Civil Rights

Freedom Song Gathering
Mississippi, early 1960s
Photographer: Ken Thompson

The Civil Rights Movement has been described as the greatest singing movement this country has experienced. The songs that grew out of campaigns across the South in the early 1960s built on the rich culture of African American communities, particularly the black church. There were songs to fit every mood from sorrow to joy, from determination to irony and humor.

We were fortunate to live in the South during those years and to be based at the Highlander Center, one of the gathering places for civil rights activists to share information and to strategize.

Singing had always been an important part of Highlander workshops.

Rosa Parks attended a Highlander workshop in 1955, invited by staff member Septima Clark. This was shortly before her historic bus ride in Montgomery.

She said later, meeting black and white southerners wanting to build a democratic South, provided the first glimmer she had seen for the possibility of change.

Guy came to Highlander as a volunteer songleader and musician in 1959.


Septima Clark and Rosa Parks
Highlander School, 1955
Photographer: Highlander Archive

Guy Carawan Leading Songs
Founding Meeting of SNCC, 1960
At right: Marion Barry
Photographer: Carawan Archive

Singing labor and freedom songs had been important at the school since its earliest days.

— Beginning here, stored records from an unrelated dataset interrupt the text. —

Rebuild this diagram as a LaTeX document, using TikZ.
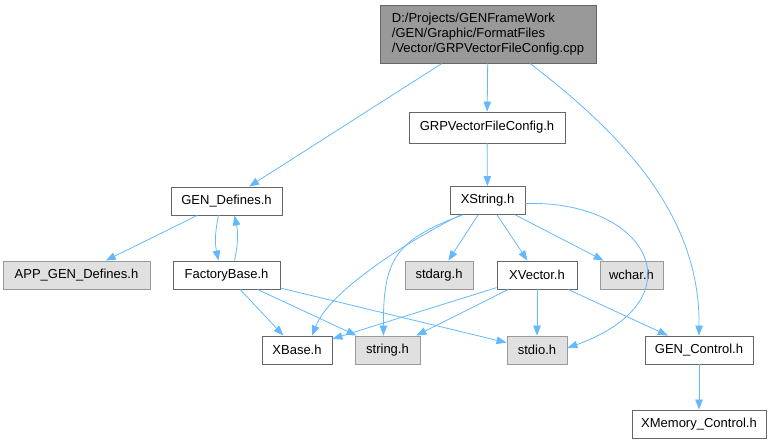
\documentclass[tikz,border=0pt]{standalone}
\usepackage{fontspec}
\setmainfont{Liberation Sans}
\usetikzlibrary{arrows.meta}
\definecolor{edgeblue}{HTML}{63B8FF}
\definecolor{boxline}{HTML}{666666}
\definecolor{sysline}{HTML}{999999}
\definecolor{sysfill}{HTML}{E0E0E0}
\begin{document}
\begin{tikzpicture}[x=1pt,y=1pt,
  file/.style={draw=boxline,line width=0.9pt,fill=white,minimum height=28pt,inner xsep=4pt,font=\fontsize{13}{15}\selectfont},
  sysfile/.style={file,draw=sysline,fill=sysfill},
  rootfile/.style={file,fill=sysline,align=left},
  inc/.style={draw=edgeblue,line width=0.8pt,-{Triangle[length=10pt,width=7.5pt]}}]
  \useasboundingbox (0,0) rectangle (773,-443);
  % nodes (pixel positions of the reference, y down)
  \node[rootfile,minimum width=216pt,minimum height=58pt] (root) at (488,-34)
    {D:/Projects/GENFrameWork\\/GEN/Graphic/FormatFiles\\/Vector/GRPVectorFileConfig.cpp};
  \node[file,minimum width=156pt,minimum height=31pt] (grpfc) at (487,-127.5) {GRPVectorFileConfig.h};
  \node[file,minimum width=111pt] (gendef) at (226.5,-201) {GEN\_Defines.h};
  \node[sysfile,minimum width=147pt] (appgen) at (76.5,-275) {APP\_GEN\_Defines.h};
  \node[file,minimum width=107pt] (factory) at (226.5,-275) {FactoryBase.h};
  \node[file,minimum width=75pt] (xstring) at (487.5,-200.5) {XString.h};
  \node[sysfile,minimum width=68pt] (stdarg) at (439,-275) {stdarg.h};
  \node[file,minimum width=80pt] (xvector) at (537,-275) {XVector.h};
  \node[sysfile,minimum width=63pt] (wchar) at (631.5,-275) {wchar.h};
  \node[file,minimum width=70pt] (xbase) at (297,-350) {XBase.h};
  \node[sysfile,minimum width=65pt] (string) at (387.5,-350) {string.h};
  \node[sysfile,minimum width=60pt] (stdio) at (537,-350) {stdio.h};
  \node[file,minimum width=108pt] (genctrl) at (699,-350) {GEN\_Control.h};
  \node[file,minimum width=134pt] (xmem) at (699,-424) {XMemory\_Control.h};
  % straight includes
  \foreach \a/\b in {root/gendef,root/grpfc,grpfc/xstring,gendef/appgen,
                     factory/xbase,factory/string,factory/stdio,
                     xstring/stdarg,xstring/xvector,xstring/wchar,
                     xvector/xbase,xvector/string,xvector/stdio,xvector/genctrl,
                     genctrl/xmem}{
    \draw[inc] (\a) -- (\b);
  }
  % curved includes
  \draw[inc] ([xshift=-8pt]gendef.south) to[bend right=12] ([xshift=-8pt]factory.north);
  \draw[inc] ([xshift=8pt]factory.north) to[bend right=12] ([xshift=8pt]gendef.south);
  \draw[inc] ([xshift=42pt]root.south) .. controls (630,-140) and (700,-220) .. (genctrl.north);
  \draw[inc] ([xshift=-27pt]xstring.south) .. controls (410,-240) and (330,-290) .. ([xshift=15pt]xbase.north);
  \draw[inc] ([xshift=-25pt]xstring.south) .. controls (395,-240) and (383,-260) .. ([xshift=-4pt]string.north);
  \draw[inc] ([yshift=-3pt]xstring.east) .. controls (650,-200) and (700,-300) .. ([yshift=2pt]stdio.east);
\end{tikzpicture}
\end{document}
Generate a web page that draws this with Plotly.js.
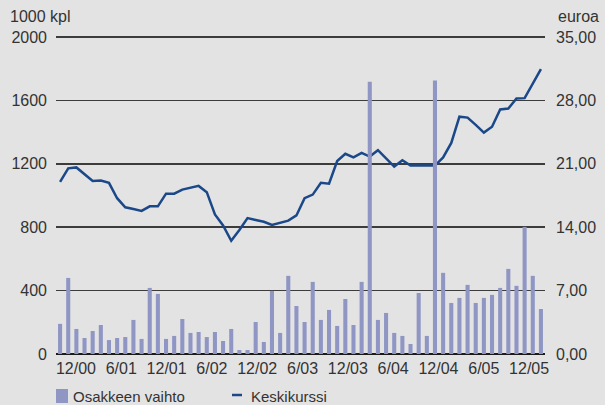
<!DOCTYPE html>
<html>
<head>
<meta charset="utf-8">
<script src="https://cdn.plot.ly/plotly-3.0.1.min.js"></script>
<style>html,body{margin:0;padding:0;background:#e3e3e3;}#chart{width:605px;height:405px;}</style>
</head>
<body>
<div id="chart"></div>
<script>
// Monthly turnover (1000 shares), 60 months
const volume = [190,480,158,101,145,183,88,101,107,215,95,417,379,95,114,221,133,139,107,139,
                82,158,25,25,202,76,398,133,493,303,202,455,215,278,177,347,183,455,1718,215,
                259,133,114,63,385,114,1725,512,322,354,436,322,354,373,417,537,430,802,493,284];
// Monthly average price (euro)
const price = [19.0,20.5,20.6,19.8,19.1,19.15,18.9,17.2,16.2,16.0,15.8,16.3,16.3,17.7,17.7,18.15,18.35,18.56,17.87,15.4,
               14.2,12.5,13.7,15.0,14.8,14.6,14.25,14.5,14.73,15.3,17.2,17.6,18.9,18.8,21.3,22.1,21.7,22.2,21.8,22.5,
               21.6,20.7,21.4,20.8,20.8,20.8,20.8,21.7,23.3,26.2,26.1,25.3,24.45,25.1,27.0,27.1,28.2,28.25,29.8,31.46];
const tickLabels = ['12/00','6/01','12/01','6/02','12/02','6/03','12/03','6/04','12/04','6/05','12/05'];
const seriesNames = ['Osakkeen vaihto','Keskikurssi'];
const barColor = '#8f96c4', lineColor = '#1b4889';

const months = volume.map((_, i) => i + 1);
const tickStart = 2.95, tickStep = 5.56;
const tickVals = tickLabels.map((_, i) => tickStart + i * tickStep);

const font = {family: 'Liberation Sans, Arial, sans-serif', size: 16, color: '#333333'};
const legFont = {family: font.family, size: 15, color: '#333333'};

// top headroom so the top gridline is not at the very plot edge
const priceTop = 35.22, volTop = 2000 * priceTop / 35;

const traces = [
  {type: 'scatter', mode: 'lines', x: months, y: price, name: seriesNames[1],
   xaxis: 'x', yaxis: 'y', line: {color: lineColor, width: 2.5}},
  {type: 'bar', x: months, y: volume, name: seriesNames[0],
   xaxis: 'x', yaxis: 'y2', marker: {color: barColor, line: {width: 0}}}
];

// paper coords: plot area is y 35..354 (319 px), x 56..545 (489 px)
const px = v => (v - 56) / 489;
const py = v => (354 - v) / 319;

const layout = {
  width: 605, height: 405,
  paper_bgcolor: '#e3e3e3', plot_bgcolor: '#e3e3e3',
  margin: {l: 56, r: 60, t: 35, b: 51, autoexpand: false},
  font: font,
  separators: ',.',
  bargap: 0.5,
  showlegend: false,
  xaxis: {range: [0.5, 60.5], tickmode: 'array', tickvals: tickVals, ticktext: tickLabels,
          showgrid: false, zeroline: false, showline: false, ticks: '', tickfont: font,
          ticklabelstandoff: 3, automargin: false},
  yaxis: {side: 'right', range: [0, priceTop], tickmode: 'array', tickvals: [0,7,14,21,28,35],
          tickformat: '.2f', showgrid: true, gridcolor: '#3c3c3c', gridwidth: 1.5,
          zeroline: false, showline: false, ticks: '', ticklabelstandoff: 10, tickfont: font, automargin: false},
  yaxis2: {side: 'left', overlaying: 'y', range: [0, volTop], tickmode: 'array',
           tickvals: [0,400,800,1200,1600,2000], tickformat: 'd', showgrid: false,
           zeroline: true, zerolinecolor: '#1a1a1a', zerolinewidth: 2,
           showline: false, ticks: '', ticklabelstandoff: 8, tickfont: font, automargin: false},
  shapes: [
    {type: 'rect', xref: 'paper', yref: 'paper', x0: px(56), x1: px(68), y0: py(389), y1: py(403),
     fillcolor: barColor, line: {width: 0}},
    {type: 'line', xref: 'paper', yref: 'paper', x0: px(232), x1: px(242), y0: py(395), y1: py(395),
     line: {color: lineColor, width: 2.5}}
  ],
  annotations: [
    {text: '1000 kpl', xref: 'paper', yref: 'paper', x: px(8), y: py(17), xanchor: 'left', yanchor: 'middle',
     showarrow: false, font: font},
    {text: 'euroa', xref: 'paper', yref: 'paper', x: px(556), y: py(17), xanchor: 'left', yanchor: 'middle',
     showarrow: false, font: font},
    {text: seriesNames[0], xref: 'paper', yref: 'paper', x: px(71), y: py(396), xanchor: 'left', yanchor: 'middle',
     showarrow: false, font: legFont},
    {text: seriesNames[1], xref: 'paper', yref: 'paper', x: px(249), y: py(396), xanchor: 'left', yanchor: 'middle',
     showarrow: false, font: legFont}
  ]
};

Plotly.newPlot('chart', traces, layout, {displayModeBar: false, staticPlot: true});
</script>
</body>
</html>
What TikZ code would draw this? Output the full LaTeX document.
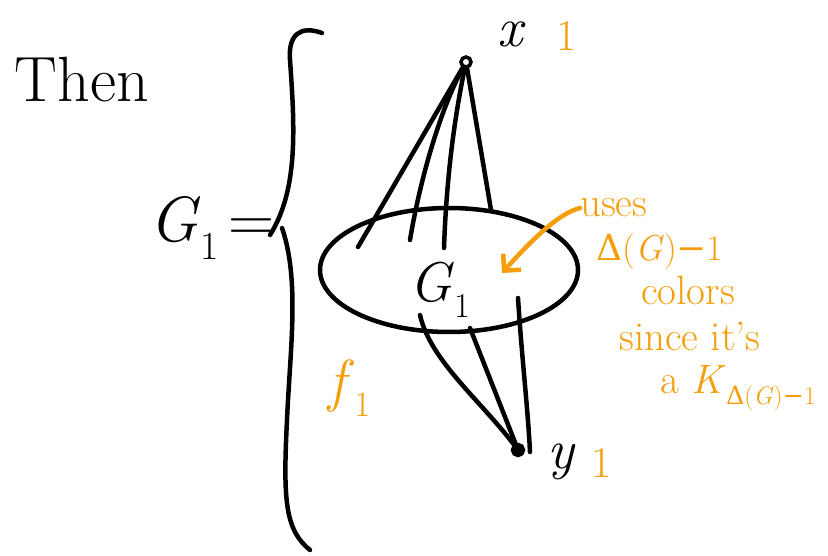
\documentclass[tikz,border=0pt]{standalone}
\usepackage{fontspec}
\usepackage{graphicx}
\newfontfamily\symf{DejaVu Serif}
\newcommand{\sbs}[1]{\raisebox{-0.28em}{\scalebox{0.62}{#1}}}
\newcommand{\dlt}{{\symf Δ}}
\newcommand{\mns}{{\symf −}}
\usetikzlibrary{shapes.geometric,arrows.meta}
\definecolor{ink}{RGB}{0,0,0}
\definecolor{hl}{RGB}{245,158,10}
\begin{document}
\begin{tikzpicture}[x=1pt,y=-1pt,
  stroke/.style={draw=ink,line width=4.5pt,line cap=round,line join=round},
  note/.style={text=hl,inner sep=0pt,font=\fontsize{41}{45}\selectfont},
  vert/.style={circle,draw=ink,line width=3.5pt,minimum size=10pt,inner sep=0pt},
  blacktext/.style={text=ink,inner sep=0pt}]
\useasboundingbox (0,0) rectangle (828,556);
% titles
\node[blacktext,font=\fontsize{64}{70}\selectfont] (then) at (82,80) {Then};
\node[blacktext,font=\fontsize{64}{70}\selectfont] (g1) at (212,228) {\textit{G}\sbs{1}\,=};
% brace
\draw[stroke] (322,33) .. controls (300,25) and (288,35) .. (290,60)
  .. controls (295,130) and (298,190) .. (270,235);
\draw[stroke] (282,228) .. controls (300,280) and (290,350) .. (287,420)
  .. controls (283,500) and (285,530) .. (310,550);
% ellipse
\node[ellipse,stroke,fill=none,minimum width=258pt,minimum height=124pt] (ell) at (449,270) {};
\node[blacktext,font=\fontsize{56}{60}\selectfont] (inner) at (440,290) {\textit{G}\sbs{1}};
% vertices
\node[vert] (x) at (466,62) {};
\node[vert,fill=ink,minimum size=11pt] (y) at (518,450) {};
\node[blacktext,font=\fontsize{56}{60}\selectfont] (xl) at (512,34) {\textit{x}};
\node[text=hl,inner sep=0pt,font=\fontsize{44}{50}\selectfont] (x1) at (567,36) {1};
\node[blacktext,font=\fontsize{56}{60}\selectfont] (yl) at (562,462) {\textit{y}};
\node[text=hl,inner sep=0pt,font=\fontsize{44}{50}\selectfont] (y1) at (602,463) {1};
\node[text=hl,inner sep=0pt,font=\fontsize{58}{64}\selectfont] (f1) at (350,388) {\textit{f}\sbs{1}};
% edge end points
\coordinate (a1) at (358,247);
\coordinate (a2) at (410,240);
\coordinate (a3) at (444,248);
\coordinate (a4) at (491,210);
\coordinate (b1) at (420,315);
\coordinate (b2) at (470,328);
\coordinate (b3) at (518,298);
\coordinate (b3e) at (530,452);
% edges from x
\draw[stroke] (x) -- (a1);
\draw[stroke] (x) .. controls (440,110) and (420,180) .. (a2);
\draw[stroke] (x) .. controls (452,130) and (446,190) .. (a3);
\draw[stroke] (x) -- (a4);
% edges to y
\draw[stroke] (b1) .. controls (430,360) and (480,400) .. (y);
\draw[stroke] (b2) -- (y);
\draw[stroke] (b3) .. controls (522,360) and (528,410) .. (b3e);
% orange note
\node[note,anchor=west] (uses) at (580,208) {uses};
\node[note,font=\fontsize{36}{40}\selectfont] (delta) at (660,252) {\dlt(\textit{G})\mns1};
\node[note] (colors) at (688,290) {colors};
\node[note] (since) at (690,336) {since it's};
\node[note] (aK) at (738,388) {a \textit{K}\sbs{\dlt(\textit{G})\mns1}};
\coordinate (tip) at (502,273);
\draw[draw=hl,line width=4.5pt,line cap=round,line join=round,
  -{Straight Barb[length=12pt,width=24pt,line width=4.5pt]}]
  (uses.west) .. controls (565,212) and (545,225) .. (tip);
\end{tikzpicture}
\end{document}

"We Shall Overcome" had been a kind of theme song there since striking tobacco workers brought it to a workshop in 1947, teaching it to Zilphia Horton, Highlander's inspirational cultural director.

Invited to the founding meeting of the Student Non-violent Coordinating Committee (SNCC) in April 1960, Guy was able to pass that song on to the Civil Rights Movement.

The 200 participants carried it back to dozens of southern communities.